1. ## conjugacy classes

question: Find the order of the folowing elements of s15 and determine which pairs are conjugate.

i) (1 2 4 8)(3 6 12)(5 10 15)

ii) (1 2)(4 8)(3 12 11)(5 13 7)

iii) (1 7 9)(11 12 13)(5 10 8 6)

I have found the orders using lcm i) 12, ii) 6, iii) 12.

To be conjugate, elements need to have same order so only i) and iii) are possibilities.
I tried using ii) as 'g' in a=gbg^-1 but it didn't work. I don't think it expects to trawl through s15 looking for a g so is there an easy way to determine conjugacy?

2. Originally Posted by poirot
question: Find the order of the folowing elements of s15 and determine which pairs are conjugate.

i) (1 2 4 8)(3 6 12)(5 10 15)

ii) (1 2)(4 8)(3 12 11)(5 13 7)

iii) (1 7 9)(11 12 13)(5 10 8 6)

I have found the orders using lcm i) 12, ii) 6, iii) 12.

To be conjugate, elements need to have same order so only i) and iii) are possibilities.
I tried using ii) as 'g' in a=gbg^-1 but it didn't work.

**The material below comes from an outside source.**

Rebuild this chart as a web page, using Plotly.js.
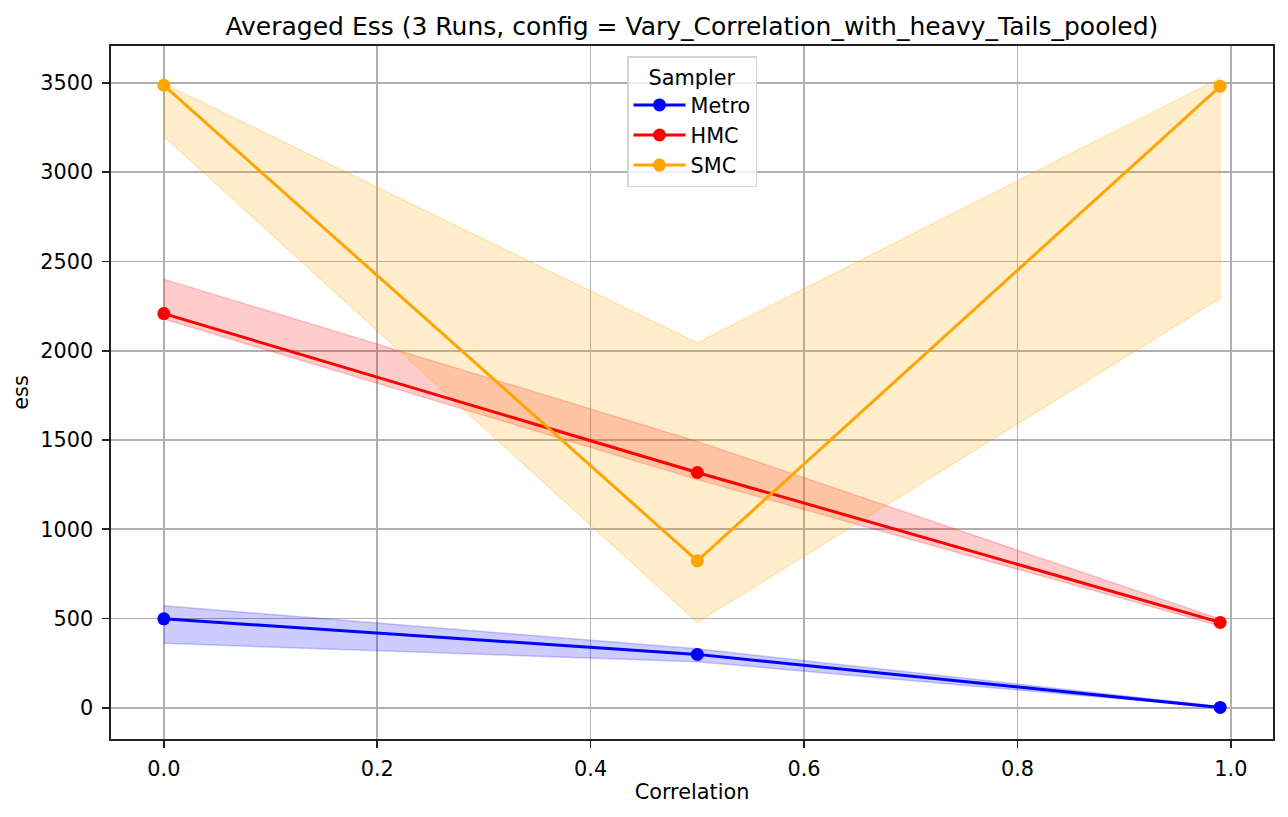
<!DOCTYPE html>
<html>
<head>
<meta charset="utf-8">
<script src="https://cdn.plot.ly/plotly-3.0.1.min.js"></script>
<style>
  body { margin: 0; background: #fff; }
  #chart { width: 1288px; height: 817px; }
</style>
</head>
<body>
<div id="chart"></div>
<script>
var correlation = [0.0, 0.5, 0.99];

var samplers = ['Metro', 'HMC', 'SMC'];
var colors = ['rgb(0,0,255)', 'rgb(255,0,0)', 'rgb(255,165,0)'];
var bandColors = ['rgba(0,0,255,0.2)', 'rgba(255,0,0,0.2)', 'rgba(255,165,0,0.2)'];

var metroEss = [498, 299, 2];
var metroLow = [361, 258, 0];
var metroHigh = [571, 330, 8];

var hmcEss = [2208, 1318, 478];
var hmcLow = [2178, 1278, 458];
var hmcHigh = [2401, 1492, 497];

var smcEss = [3487, 823, 3481];
var smcLow = [3201, 478, 2293];
var smcHigh = [3497, 2044, 3528];

var means = [metroEss, hmcEss, smcEss];
var lows = [metroLow, hmcLow, smcLow];
var highs = [metroHigh, hmcHigh, smcHigh];

var font = 'DejaVu Sans, Liberation Sans, sans-serif';

// shaded band: upper edge forward, lower edge back
function bandTrace(i) {
    var xs = correlation.concat(correlation.slice().reverse());
    var ys = highs[i].concat(lows[i].slice().reverse());
    return {
        x: xs,
        y: ys,
        type: 'scatter',
        mode: 'lines',
        fill: 'toself',
        fillcolor: bandColors[i],
        line: { color: bandColors[i], width: 1.5 },
        showlegend: false,
        hoverinfo: 'skip'
    };
}

function lineTrace(i) {
    return {
        x: correlation,
        y: means[i],
        type: 'scatter',
        mode: 'lines+markers',
        name: samplers[i],
        line: { color: colors[i], width: 3 },
        marker: { color: colors[i], size: 13 }
    };
}

var data = [];
for (var i = 0; i < samplers.length; i++) data.push(bandTrace(i));
for (var j = 0; j < samplers.length; j++) data.push(lineTrace(j));

var axisStyle = {
    showline: true,
    mirror: true,
    linecolor: '#222',
    linewidth: 1.6,
    ticks: 'outside',
    ticklen: 7,
    tickwidth: 1.6,
    tickcolor: '#222',
    showgrid: true,
    gridcolor: '#b0b0b0',
    gridwidth: 1.6,
    zeroline: false,
    tickfont: { family: font, size: 20.8, color: '#000' }
};

var layout = {
    width: 1288,
    height: 817,
    margin: { l: 111, r: 15, t: 46, b: 78 },
    paper_bgcolor: '#fff',
    plot_bgcolor: '#fff',
    font: { family: font, color: '#000' },
    title: {
        text: 'Averaged Ess (3 Runs, config = Vary_Correlation_with_heavy_Tails_pooled)',
        font: { family: font, size: 25, color: '#000' },
        x: 0.5372,
        xanchor: 'center',
        yref: 'container',
        y: 1 - 26 / 817,
        yanchor: 'middle'
    },
    xaxis: Object.assign({}, axisStyle, {
        range: [-0.0495, 1.0395],
        tickvals: [0, 0.2, 0.4, 0.6, 0.8, 1.0],
        ticktext: ['0.0', '0.2', '0.4', '0.6', '0.8', '1.0'],
        ticklabelstandoff: 3,
        title: { text: 'Correlation', font: { family: font, size: 20.8, color: '#000' }, standoff: 5 }
    }),
    yaxis: Object.assign({}, axisStyle, {
        range: [-175, 3707],
        tickvals: [0, 500, 1000, 1500, 2000, 2500, 3000, 3500],
        ticklabelstandoff: 5,
        title: { text: 'ess', font: { family: font, size: 20.8, color: '#000' }, standoff: 6 }
    }),
    legend: {
        x: 0.5,
        xanchor: 'center',
        y: 0.985,
        yanchor: 'top',
        itemwidth: 52,
        bgcolor: 'rgba(255,255,255,0.8)',
        bordercolor: '#d4d4d4',
        borderwidth: 1.5,
        font: { family: font, size: 20.8, color: '#000' },
        title: { text: 'Sampler', side: 'top center', font: { family: font, size: 20.8, color: '#000' } }
    },
    hovermode: false
};

Plotly.newPlot('chart', data, layout, { displayModeBar: false, staticPlot: true });
</script>
</body>
</html>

I don't think it expects to trawl through s15 looking for a g so is there an easy way to determine conjugacy?
A possibility is to decompose them into disjoint cycles then use the fact that two elements of $S_n$ are conjugate if and only if they have the same cycle structure (same number of disjoint cycles of same length)

3. Originally Posted by Drexel28
A possibility is to decompose them into disjoint cycles then use the fact that two elements of $S_n$ are conjugate if and only if they have the same cycle structure (same number of disjoint cycles of same length)
so are (i) and (iii) conjugate?

4. Originally Posted by poirot
so are (i) and (iii) conjugate?
Hell if I know...I'm sorry I don't feel like wading through the cycle deomposition. Did you try it?

5. Originally Posted by Drexel28
Hell if I know...I'm sorry I don't feel like wading through the cycle deomposition. Did you try it?
those elelments are as a product of disjoint cycles so there is no further work.

6. Originally Posted by poirot
those elelments are as a product of disjoint cycles so there is no further work.
Hahaha! God bless you sir. Anyways, then I would ask you to inspect them and tell me if they have the same number of disjoint cycles (yes ) and if the cycles have the same length (yes )

7. Originally Posted by Drexel28
Hahaha! God bless you sir. Anyways, then I would ask you to inspect them and tell me if they have the same number of disjoint cycles (yes ) and if the cycles have the same length (yes )
haha lol. Yes I can count, I was just comfirming thats what you meant.